Donatella Casamassa

Il D.Lgs. 15 giugno 2015, n. 81 (in attuazione di quanto previsto dall’art. 1, co. 7 della Legge delega 10 dicembre 2014, n. 183 (c.d. Jobs Act)), abrogando la precedente regolamentazione contenuta nel D.Lgs. 25 febbraio 2000, n. 61, delinea, agli artt. 4-12, la nuova disciplina del lavoro a tempo parziale, applicabile, ad eccezione di taluni istituti (il lavoro supplementare e le clausole elastiche non disciplinati dalla contrattazione collettiva e l’apparato sanzionatorio) “e, comunque, fermo restando quanto previsto da disposizioni speciali in materia”, anche al lavoro pubblico (art. 12, co. 1).
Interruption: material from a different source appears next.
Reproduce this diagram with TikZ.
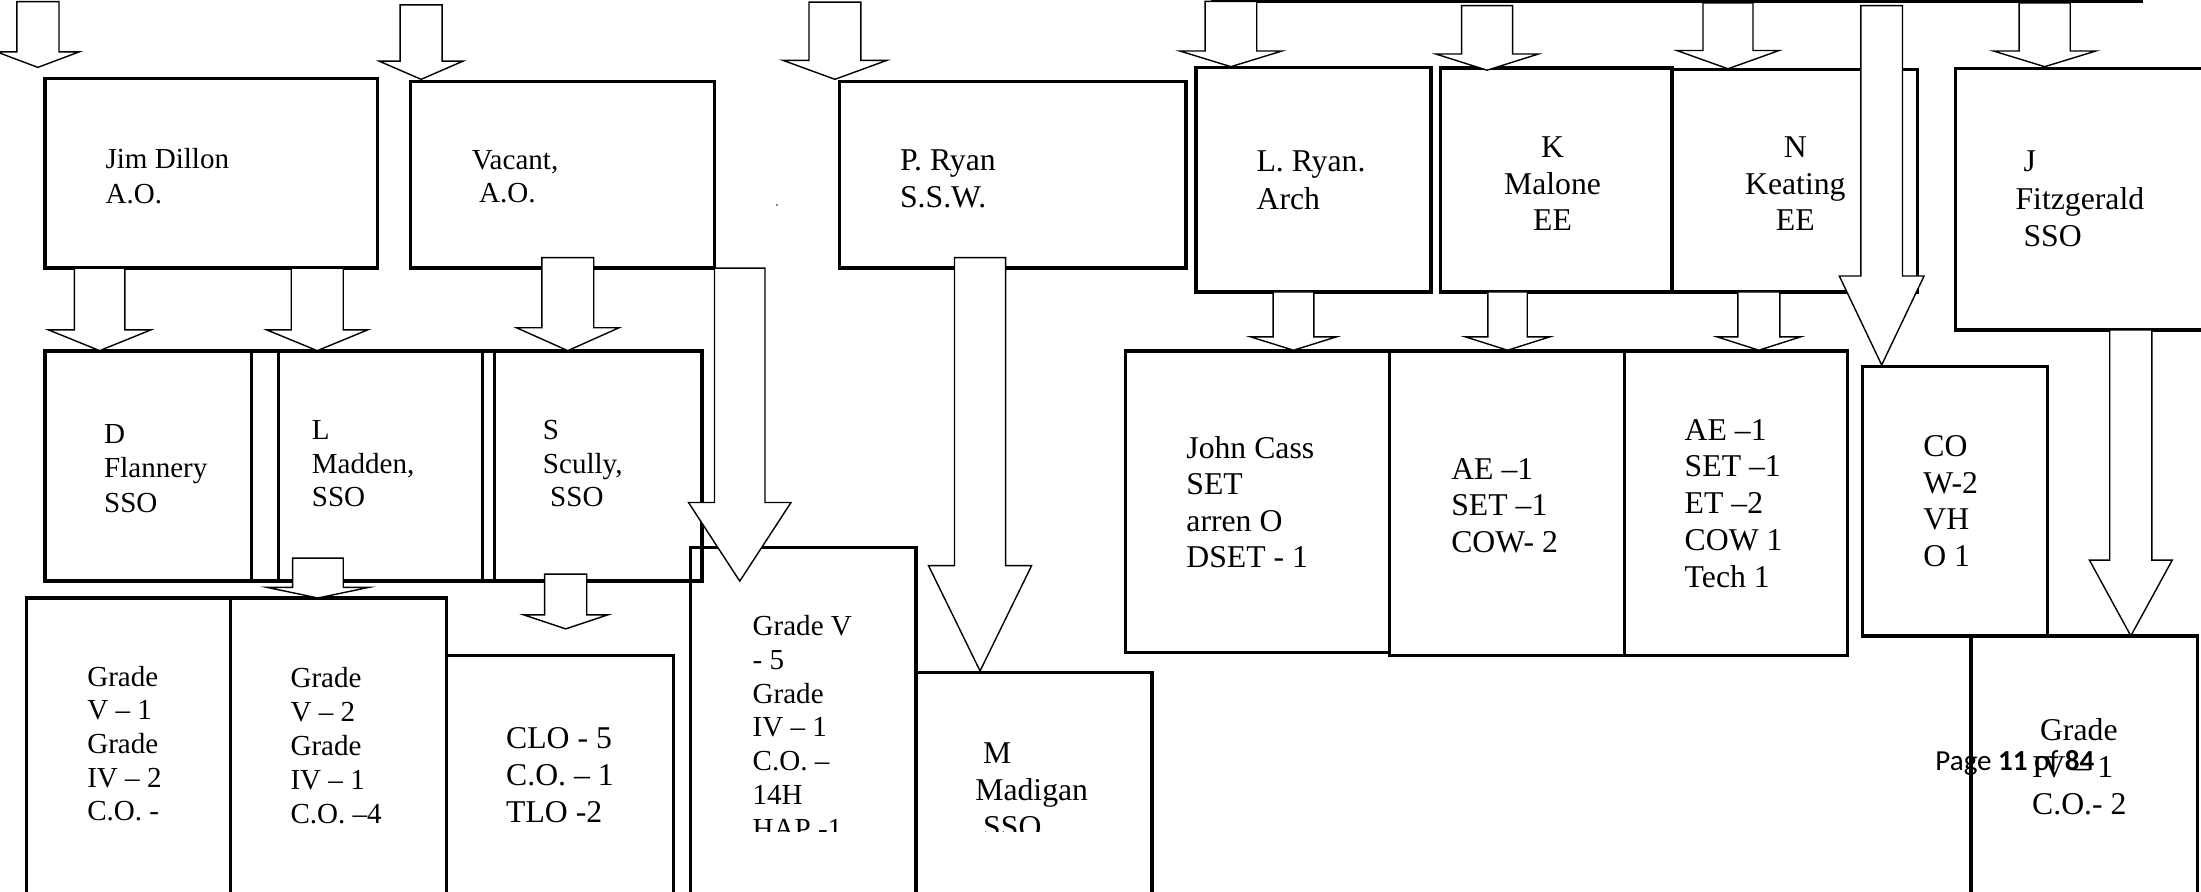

Il Legislatore stabilisce,con una formulazione più snella rispetto alla previgente normativa, che nel rapporto di lavoro subordinato, anche a tempo determinato, l’assunzione del prestatore può avvenire sia a tempo pieno (ai sensi dell’art. 3, D.Lgs. 8 aprile 2003, n. 66) che a tempo parziale (art. 4).
Rimane, pertanto, confermata una nozione di part-time per così dire “negativa” rispetto al full-time, in quanto è considerato lavoratore a tempo parziale chi lavora al di sotto dell’orario normale di lavoro, pari a 40 ore settimanali, o al minore orario eventualmente previsto dai contratti collettivi.
La nuova normativa, invece, omette di riproporre la classica tripartizione del part-time in orizzontale, verticale e misto, che, però, potrà essere ancora richiamata dalla prassi contrattuale individuale e collettiva (v. VOZA, Il “riordino” del contratto di lavoro a tempo parziale, in LG, 2015, 1116).
Il Legislatore conferma, poi, che il contratto di lavoro part-time deve essere stipulato per iscritto, ai fini della prova, e deve contenere la puntuale indicazione della durata della prestazione lavorativa e della collocazione dell’orario di svolgimento della stessa, con riferimento al giorno, alla settimana, al mese e all’anno (art. 5, co. 1 e 2).
In difetto di prova scritta del contratto non è più ammessa la prova testimoniale (ex art. 8, co. 1, D.Lgs. n. 61/2000, abrogato) e il part-timer potrà chiedere al giudice la sussistenza di un rapporto a tempo pieno con decorrenza dalla data della pronuncia (art. 10, co. 1) e non più, come in precedenza, dalla data in cui la mancanza della forma scritta veniva giudizialmente accertata.
Inoltre, il lavoratore avrà diritto, non solo “alle retribuzioni dovute per le prestazioni effettivamente rese antecedentemente alla data suddetta”, come già previsto dal D.Lgs. n. 61/2000 (art. 8, co. 1, abrogato), ma anche al versamento dei contributi previdenziali (art. 10, co. 1).
La medesima sanzione “conversiva” sarà applicabile anche nel caso in cui nel contratto non sia indicata la durata della prestazione lavorativa (art. 10, co. 2).
Qualora, invece, l’omissione riguardi la sola collocazione temporale dell’orario, il contratto di lavoro rimarrà a tempo parziale, ma sarà il giudice a determinare le modalità temporali di svolgimento della prestazione lavorativa, “tenendo conto delle responsabilità familiari del lavoratore interessato e della sua necessità di integrazione del reddito mediante lo svolgimento di altra attività lavorativa, nonché delle esigenze del datore di lavoro” (art. 10, co. 2).
L’omissione tanto della durata, quanto della collocazione temporale della prestazione lavorativa comportano per il lavoratore il diritto, per il periodo antecedente alla pronuncia giudiziale, “in aggiunta alla retribuzione dovuta per le prestazioni effettivamente rese, a un’ulteriore somma a titolo di risarcimento del danno” (art. 10, co. 2).